Address test check comment.

Anything remaining blocking this? I know I need to file the psABI issue and will do so before pushing. Asking about further review items.

asb accepted this revision.May 26 2022, 10:17 AM

Address test check comment.

Anything remaining blocking this? I know I need to file the psABI issue and will do so before pushing. Asking about further review items.

Nothing remaining from me - LGTM.

This revision is now accepted and ready to land.May 26 2022, 10:17 AM
This revision was landed with ongoing or failed builds.May 26 2022, 3:56 PM
This revision was automatically updated to reflect the committed changes.

How to enable this feature through clang? I tried this:

$ ./bin/clang -S t.c -O2 -mllvm -mattr=+unaligned-scalar-mem

But get:
clang (LLVM option parsing): Unknown command line argument '-mattr=+unaligned-scalar-mem'. Try: 'clang (LLVM option parsing) --help'
clang (LLVM option parsing): Did you mean '--mv67t=+unaligned-scalar-mem'?

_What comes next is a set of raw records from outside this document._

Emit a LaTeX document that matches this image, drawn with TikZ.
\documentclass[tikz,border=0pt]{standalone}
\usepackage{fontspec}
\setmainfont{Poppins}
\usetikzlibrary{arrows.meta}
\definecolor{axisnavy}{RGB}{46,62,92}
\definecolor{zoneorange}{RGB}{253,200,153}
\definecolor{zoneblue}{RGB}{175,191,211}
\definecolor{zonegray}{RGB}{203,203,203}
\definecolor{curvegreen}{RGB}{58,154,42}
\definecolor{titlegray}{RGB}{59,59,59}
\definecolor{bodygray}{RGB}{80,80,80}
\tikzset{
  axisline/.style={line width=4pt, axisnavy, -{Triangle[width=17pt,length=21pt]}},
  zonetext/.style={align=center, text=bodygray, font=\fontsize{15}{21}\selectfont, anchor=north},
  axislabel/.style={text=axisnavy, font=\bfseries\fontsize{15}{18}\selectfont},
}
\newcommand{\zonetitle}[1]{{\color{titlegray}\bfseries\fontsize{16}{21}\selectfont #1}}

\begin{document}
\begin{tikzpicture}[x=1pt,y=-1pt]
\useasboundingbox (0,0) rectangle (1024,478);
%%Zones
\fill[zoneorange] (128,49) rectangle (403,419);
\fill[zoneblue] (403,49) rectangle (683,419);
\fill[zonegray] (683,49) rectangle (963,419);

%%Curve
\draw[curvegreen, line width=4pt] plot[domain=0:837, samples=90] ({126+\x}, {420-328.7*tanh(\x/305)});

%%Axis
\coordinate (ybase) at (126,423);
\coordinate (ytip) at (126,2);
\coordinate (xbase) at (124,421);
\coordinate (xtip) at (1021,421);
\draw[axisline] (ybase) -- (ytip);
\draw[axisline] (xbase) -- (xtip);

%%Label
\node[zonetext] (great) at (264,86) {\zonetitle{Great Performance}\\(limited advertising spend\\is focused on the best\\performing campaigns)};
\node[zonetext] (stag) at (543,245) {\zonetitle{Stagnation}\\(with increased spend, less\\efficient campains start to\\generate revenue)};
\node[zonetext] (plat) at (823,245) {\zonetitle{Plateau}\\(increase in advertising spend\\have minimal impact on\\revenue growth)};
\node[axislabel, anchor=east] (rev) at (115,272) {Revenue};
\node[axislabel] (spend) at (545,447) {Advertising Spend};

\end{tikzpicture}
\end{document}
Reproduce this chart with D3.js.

How to enable this feature through clang? I tried this:

$ ./bin/clang -S t.c -O2 -mllvm -mattr=+unaligned-scalar-mem

But get:
clang (LLVM option parsing): Unknown command line argument '-mattr=+unaligned-scalar-mem'. Try: 'clang (LLVM option parsing) --help'
clang (LLVM option parsing): Did you mean '--mv67t=+unaligned-scalar-mem'?

Try -Xclang -target-feature -Xclang +unaligned-scalar-mem

How to enable this feature through clang? I tried this:

$ ./bin/clang -S t.c -O2 -mllvm -mattr=+unaligned-scalar-mem

But get:
clang (LLVM option parsing): Unknown command line argument '-mattr=+unaligned-scalar-mem'. Try: 'clang (LLVM option parsing) --help'
clang (LLVM option parsing): Did you mean '--mv67t=+unaligned-scalar-mem'?

Try -Xclang -target-feature -Xclang +unaligned-scalar-mem

Thanks for the qucik response, it works for me.